*RAW DATA:*
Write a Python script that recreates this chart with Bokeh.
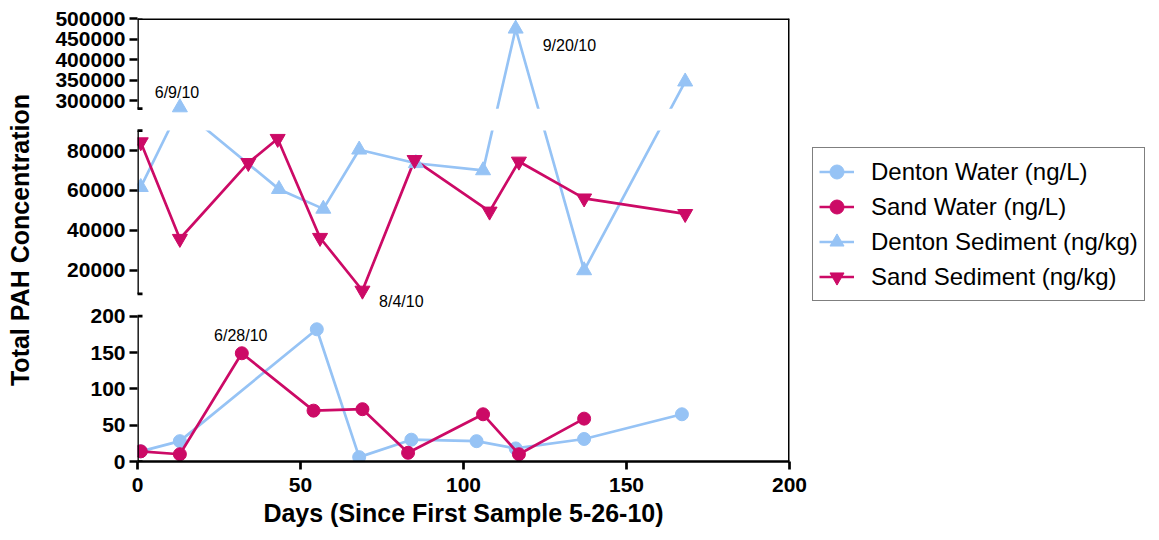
from bokeh.plotting import figure
from bokeh.models import (Range1d, FixedTicker, CustomJSTickFormatter, Whisker, TeeHead, Span,
                          ColumnDataSource, Legend, LegendItem)
from bokeh.core.properties import value
from bokeh.embed import file_html
from bokeh.resources import INLINE

# ---------------- data ----------------
denton_water_days = [1, 13, 55, 68, 84, 104, 116, 137, 167]
denton_water = [14, 28, 182, 6, 30, 28, 18, 31, 65]
sand_water_days = [1, 13, 32, 54, 69, 83, 106, 117, 137]
sand_water = [14, 10, 149, 70, 72, 12, 65, 10, 59]
denton_sed_days = [1, 13, 43.4, 57, 68, 85.4, 106, 116, 137, 168]
denton_sed = [61600, 283000, 60600, 50700, 80400, 73600, 70000, 475000, 19800, 346000]
sand_sed_days = [1, 13, 34, 43, 56, 69, 85, 108, 117, 137, 168]
sand_sed = [84200, 35700, 73800, 85900, 36200, 9700, 75300, 49400, 74500, 56000, 48200]

series_names = ["Denton Water (ng/L)", "Sand Water (ng/L)",
                "Denton Sediment (ng/kg)", "Sand Sediment (ng/kg)"]

# broken y axis: value ranges of the three segments and their ticks
y_segments = [(0, 200), (8000, 90000), (280000, 500000)]
y_ticks = [[0, 50, 100, 150, 200],
           [20000, 40000, 60000, 80000],
           [300000, 350000, 400000, 450000, 500000]]
x_ticks = [0, 50, 100, 150, 200]

notes = ["6/9/10", "6/28/10", "8/4/10", "9/20/10"]
note_days = [5.3, 23.5, 74.1, 124.3]
note_values = [320000, 173, 4300, 434000]

# ---------------- layout of the broken axis (pixels from frame bottom) ----------------
FRAME_H = 443
seg_px = [(0, 145.3), (167.6, 330.9), (352.8, FRAME_H)]

def seg_index(v):
    if v <= 200:
        return 0
    if v < 200000:
        return 1
    return 2

def to_v(v):
    i = seg_index(v)
    lo, hi = y_segments[i]
    a, b = seg_px[i]
    return a + (v - lo) / (hi - lo) * (b - a)

BLUE = "#96C3F5"
MAG = "#CC0A66"
FONT = "Liberation Sans"

p = figure(frame_width=652, frame_height=FRAME_H, x_range=Range1d(0, 200), y_range=Range1d(0, FRAME_H),
           output_backend="svg", toolbar_location=None,
           min_border_left=137, min_border_right=0, min_border_top=18, min_border_bottom=79)
p.outline_line_color = None
p.grid.visible = False
p.background_fill_color = "white"
p.border_fill_color = "white"

def src(days, vals):
    return ColumnDataSource(dict(x=days, y=[to_v(v) for v in vals], raw=vals))

s_dw = src(denton_water_days, denton_water)
s_sw = src(sand_water_days, sand_water)
s_ds = src(denton_sed_days, denton_sed)
s_ss = src(sand_sed_days, sand_sed)

LW = 2.7
l_dw = p.line("x", "y", source=s_dw, line_color=BLUE, line_width=LW)
m_dw = p.scatter("x", "y", source=s_dw, marker="circle", size=13, fill_color=BLUE, line_color=BLUE)
l_sw = p.line("x", "y", source=s_sw, line_color=MAG, line_width=LW)
m_sw = p.scatter("x", "y", source=s_sw, marker="circle", size=13, fill_color=MAG, line_color=MAG)
l_ds = p.line("x", "y", source=s_ds, line_color=BLUE, line_width=LW)
l_ss = p.line("x", "y", source=s_ss, line_color=MAG, line_width=LW)

# blank the gaps between the axis segments
p.quad(left=0, right=200, bottom=[seg_px[0][1], seg_px[1][1]], top=[seg_px[1][0], seg_px[2][0]],
       fill_color="white", line_color=None)

m_ds = p.scatter("x", "y", source=s_ds, marker="triangle", size=15, fill_color=BLUE, line_color=BLUE)
m_ss = p.scatter("x", "y", source=s_ss, marker="inverted_triangle", size=15, fill_color=MAG, line_color=MAG)

p.text(x=note_days, y=[to_v(v) for v in note_values], text=notes,
       text_font=value(FONT), text_font_size="16px", text_baseline="alphabetic",
       text_align="left", text_color="black")

# ---------------- axes ----------------
xa = p.xaxis[0]
xa.ticker = FixedTicker(ticks=x_ticks)
xa.axis_label = "Days (Since First Sample 5-26-10)"
xa.axis_line_width = LW
xa.major_tick_line_width = LW
xa.major_tick_out = 8
xa.major_tick_in = 0
xa.minor_tick_line_color = None
xa.major_label_text_font = FONT
xa.major_label_text_font_size = "21px"
xa.major_label_text_font_style = "bold"
xa.major_label_text_color = "black"
xa.major_label_standoff = 8
xa.axis_label_text_font = FONT
xa.axis_label_text_font_size = "25px"
xa.axis_label_text_font_style = "bold"
xa.axis_label_text_color = "black"
xa.axis_label_standoff = 4

tick_pos = [to_v(t) for seg in y_ticks for t in seg]
tick_lab = [str(t) for seg in y_ticks for t in seg]
ya = p.yaxis[0]
ya.ticker = FixedTicker(ticks=tick_pos)
ya.formatter = CustomJSTickFormatter(args=dict(pos=tick_pos, lab=tick_lab), code="""
let best = 0, d = 1e99;
for (let i = 0; i < pos.length; i++) {
  const dd = Math.abs(pos[i] - tick);
  if (dd < d) { d = dd; best = i; }
}
return lab[best];
""")
ya.axis_label = "Total PAH Concentration"
ya.axis_line_color = None
ya.major_tick_line_width = LW
ya.major_tick_out = 8
ya.major_tick_in = 0
ya.minor_tick_line_color = None
ya.major_label_text_font = FONT
ya.major_label_text_font_size = "21px"
ya.major_label_text_font_style = "bold"
ya.major_label_text_color = "black"
ya.major_label_standoff = 4
ya.axis_label_text_font = FONT
ya.axis_label_text_font_size = "25px"
ya.axis_label_text_font_style = "bold"
ya.axis_label_text_color = "black"
ya.axis_label_standoff = 18

# broken y axis line with end caps
wsrc = ColumnDataSource(dict(base=[0, 0, 0], lower=[a for a, b in seg_px], upper=[b for a, b in seg_px]))
w = Whisker(source=wsrc, base="base", lower="lower", upper="upper", dimension="height",
            line_width=LW, line_color="black", level="overlay",
            lower_head=TeeHead(size=10, line_width=LW, line_color="black"),
            upper_head=TeeHead(size=10, line_width=LW, line_color="black"))
p.add_layout(w)

# top and right frame lines
p.add_layout(Span(location=200, dimension="height", line_width=3, line_color="black", level="overlay"))
p.add_layout(Span(location=FRAME_H, dimension="width", line_width=3, line_color="black", level="overlay"))

# ---------------- legend ----------------
legend = Legend(items=[
    LegendItem(label=series_names[0], renderers=[l_dw, m_dw]),
    LegendItem(label=series_names[1], renderers=[l_sw, m_sw]),
    LegendItem(label=series_names[2], renderers=[l_ds, m_ds]),
    LegendItem(label=series_names[3], renderers=[l_ss, m_ss]),
], location=(23, 160))
legend.label_text_font = FONT
legend.label_text_font_size = "24px"
legend.label_text_color = "black"
legend.glyph_width = 35
legend.glyph_height = 35
legend.label_height = 35
legend.spacing = 0
legend.padding = 6
legend.margin = 0
legend.label_standoff = 17
legend.border_line_color = "black"
legend.border_line_width = 1.3
legend.background_fill_color = "white"
legend.background_fill_alpha = 1
p.add_layout(legend, "right")

open("out.html", "w").write(file_html(p, INLINE))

*REQUEST:* Return only the lines from the start of the data through the line that contains "from bokeh.resources import INLINE", please, copying them exactly and omitting all pictures.

*SOLUTION TO THE PROBLEM:*
Write a Python script that recreates this chart with Bokeh.
from bokeh.plotting import figure
from bokeh.models import (Range1d, FixedTicker, CustomJSTickFormatter, Whisker, TeeHead, Span,
                          ColumnDataSource, Legend, LegendItem)
from bokeh.core.properties import value
from bokeh.embed import file_html
from bokeh.resources import INLINE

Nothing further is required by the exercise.